We went into his bedroom, and he asked me to sit on his bed. He tried to make me as relaxed as possible. I think he was as nervous as I was. He massaged my back and gradually worked his hand down to the button on my pants. He looked at me and asked me once more if I was sure that I wanted to go through with it. I hesitated and replied yes. [. . .] How gentle he was. [. . .] I'd never felt anything like it. [. . .] A relationship was in the making, at my own pace. (Eventually I did get better in bed.)
The months went by. Nothing could have been better between us. Until I made a big mistake and went with another guy that I met in an arcade. I really didn't feel there was anything wrong with it. By this time I was more experienced and wanted to seek adventure. Till this day I don't know how he found out about it. He got very angry at me and didn't want to see me anymore. I had hurt him in such a way that now I understand. After three months of being away, I had to make restitution with him. I tried calling him, just to hear his answering machine telling anyone who called that he would get back to them as soon as possible. He was lost and I was right behind him.
And pretty soon I again would have nothing. My father was selling our house. He could no longer maintain it with no income. But he had enough to drink every day.

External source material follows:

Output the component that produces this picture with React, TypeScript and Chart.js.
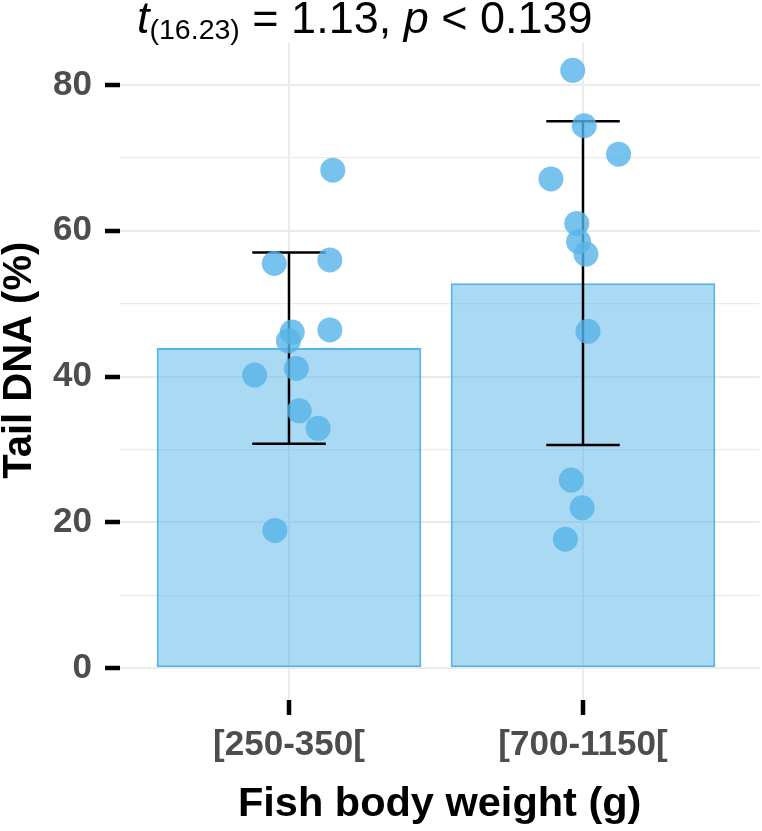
import React, { useRef, useEffect } from 'react';
import { Chart, registerables } from 'chart.js';

Chart.register(...registerables);

const categories = ['[250-350[', '[700-1150['];
const barMeans = [43.9, 52.8];
const errLow = [30.8, 30.6];
const errHigh = [57.0, 75.0];

const groupAValues = [68.3, 55.5, 56.0, 46.1, 44.9, 46.4, 40.2, 41.1, 35.3, 32.9, 18.9];
const groupAJitter = [0.149, -0.05, 0.139, 0.011, -0.002, 0.139, -0.117, 0.025, 0.035, 0.099, -0.048];
const groupBValues = [82.0, 74.4, 70.5, 67.1, 61.0, 58.5, 56.8, 46.2, 25.8, 22.0, 17.7];
const groupBJitter = [-0.035, 0.004, 0.121, -0.109, -0.021, -0.015, 0.01, 0.017, -0.04, -0.003, -0.06];

const yGridValues = [0, 10, 20, 30, 40, 50, 60, 70, 80];
const yTickLabels = [0, 20, 40, 60, 80];

const FONT = '"Liberation Sans", Arial, Helvetica, sans-serif';
const BLUE = '#56B4E9';
const CAP = 0.125;

const App: React.FC = () => {
  const canvasRef = useRef<HTMLCanvasElement>(null);

  useEffect(() => {
    if (!canvasRef.current) return;

    const points = [
      ...groupAValues.map((y, i) => ({ x: 1 + groupAJitter[i], y })),
      ...groupBValues.map((y, i) => ({ x: 2 + groupBJitter[i], y })),
    ];

    const errorSets: any[] = [];
    categories.forEach((_, i) => {
      const x = i + 1;
      const segs = [
        [{ x, y: errLow[i] }, { x, y: errHigh[i] }],
        [{ x: x - CAP, y: errHigh[i] }, { x: x + CAP, y: errHigh[i] }],
        [{ x: x - CAP, y: errLow[i] }, { x: x + CAP, y: errLow[i] }],
      ];
      segs.forEach((data) =>
        errorSets.push({
          type: 'line',
          data,
          borderColor: '#000000',
          borderWidth: 2.5,
          pointRadius: 0,
          borderCapStyle: 'butt',
          order: 1,
        })
      );
    });

    const chart = new Chart(canvasRef.current, {
      type: 'bar',
      data: {
        datasets: [
          {
            type: 'scatter',
            data: points,
            backgroundColor: 'rgba(86, 180, 233, 0.8)',
            borderWidth: 0,
            pointRadius: 12.5,
            pointHoverRadius: 12.5,
            order: 0,
          } as any,
          ...errorSets,
          {
            type: 'bar',
            data: barMeans.map((y, i) => ({ x: i + 1, y })),
            backgroundColor: 'rgba(86, 180, 233, 0.5)',
            borderColor: BLUE,
            borderWidth: 2,
            borderSkipped: false,
            barPercentage: 0.9,
            categoryPercentage: 1,
            order: 2,
          },
        ],
      },
      options: {
        responsive: false,
        animation: false,
        events: [],
        layout: { autoPadding: false, padding: { top: 42.7, right: 2.6, left: 0, bottom: 0 } },
        plugins: {
          legend: { display: false },
          tooltip: { enabled: false },
        },
        scales: {
          x: {
            type: 'linear',
            offset: false,
            min: 0.4252,
            max: 2.6,
            afterBuildTicks: (scale: any) => {
              scale.ticks = categories.map((_, i) => ({ value: i + 1 }));
            },
            afterFit: (scale: any) => {
              scale.height = 131;
            },
            border: { display: false },
            grid: {
              offset: false,
              color: '#EBEBEB',
              lineWidth: 2,
              tickColor: '#000000',
              tickWidth: 4.5,
              tickLength: 15,
            },
            ticks: {
              padding: 9,
              color: '#4D4D4D',
              font: { family: FONT, size: 35, weight: 'bold' },
              callback: (v: any) => categories[Math.round(v) - 1] ?? '',
            },
            title: {
              display: true,
              text: 'Fish body weight (g)',
              color: '#000000',
              font: { family: FONT, size: 41.5, weight: 'bold', lineHeight: 1 },
              padding: { top: 0, bottom: 6 },
            },
          },
          y: {
            type: 'linear',
            min: -4.36,
            max: 85.785,
            afterBuildTicks: (scale: any) => {
              scale.ticks = yGridValues.map((value) => ({ value }));
            },
            afterFit: (scale: any) => {
              scale.width = 120;
            },
            border: { display: false },
            grid: {
              color: '#EBEBEB',
              lineWidth: (ctx: any) => (yTickLabels.includes(ctx.tick?.value) ? 2 : 1.3),
              tickColor: (ctx: any) =>
                yTickLabels.includes(ctx.tick?.value) ? '#000000' : 'rgba(0,0,0,0)',
              tickWidth: 4.5,
              tickLength: 15,
            },
            ticks: {
              padding: 13,
              color: '#4D4D4D',
              font: { family: FONT, size: 35, weight: 'bold' },
              callback: (v: any) => (yTickLabels.includes(v) ? String(v) : ''),
            },
            title: {
              display: true,
              // two leading spaces nudge the centred title upward a little
              text: '  Tail DNA (%)',
              color: '#000000',
              font: { family: FONT, size: 40, weight: 'bold', lineHeight: 1 },
              padding: { top: 0, bottom: 0 },
            },
          },
        },
      } as any,
    });

    return () => chart.destroy();
  }, []);

  return (
    <div style={{ position: 'absolute', left: 0, top: 0, width: 762, height: 831, background: '#fff' }}>
      <canvas ref={canvasRef} width={762} height={831} style={{ display: 'block' }} />
      <div
        style={{
          position: 'absolute',
          left: 137,
          top: -5,
          fontFamily: FONT,
          fontSize: 45,
          lineHeight: '46px',
          color: '#000',
          whiteSpace: 'nowrap',
        }}
      >
        <i>t</i>
        <span style={{ fontSize: 28.5, position: 'relative', top: 6 }}>(16.23)</span>
        {' = 1.13, '}
        <i>p</i>
        {' < 0.139'}
      </div>
    </div>
  );
};

export default App;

He was just going to get an apartment somewhere in Maryland. I had the feeling that he didn't want me with him. I lost interest once again in school, though I did attend. How could I be so stupid, I asked myself over and over again.
Then one day by coincidence I bumped into my friend on the street. I walked over to him. His first words were, "Take that earring out of your ear and do something with that hair."
"I'll see you tonight, I guess," I replied.
"Here's five dollars for a haircut. Intelligent people don't walk around like that," he said.
And we parted. That night I went over to his apartment and resumed our relationship, never once bringing up what happened.
It's a little over four years since we've known each other. He since graduated college and is living in another city, away from his apartment which I currently occupy at his expense. He is currently employed at a major company, making six times what my father ever made. My father is still drinking heavily. I no longer speak with him for obvious reasons. I am in the 11th grade doing well, and hope to be emancipated next year from my father. I am drug-free and also anti-drug. I hope to further my education. Maybe I'll set up a shelter someday for homeless and for abused boys.
I guess the point that I wanted to make which inspired me to write this article for your magazine is that I've heard so many bad things about pedophiles and the harm that they cause to kids. In some cases this may be true. If you are a boy-lover, don't supply boys with drugs. We already live in an oppressed society. It's difficult already growing up. Not everyone's situation is as bad as mine was. But due to someone who cared, my life has new meaning. My life has been for the last four years and will be more functional than it would have been even if my mother would have lived.
Please don't abuse the situation by incorporating pornography into your feelings towards us boys. You get caught and it makes the pedophiles who really care for boys look even worse than what people already think.
I also want to take time to compliment Louis Miguelito on his article in the May '92 Bulletin. Many readers probably couldn't understand what he meant. I think maybe I do. I wish you much luck in the future. Just feels like I know you.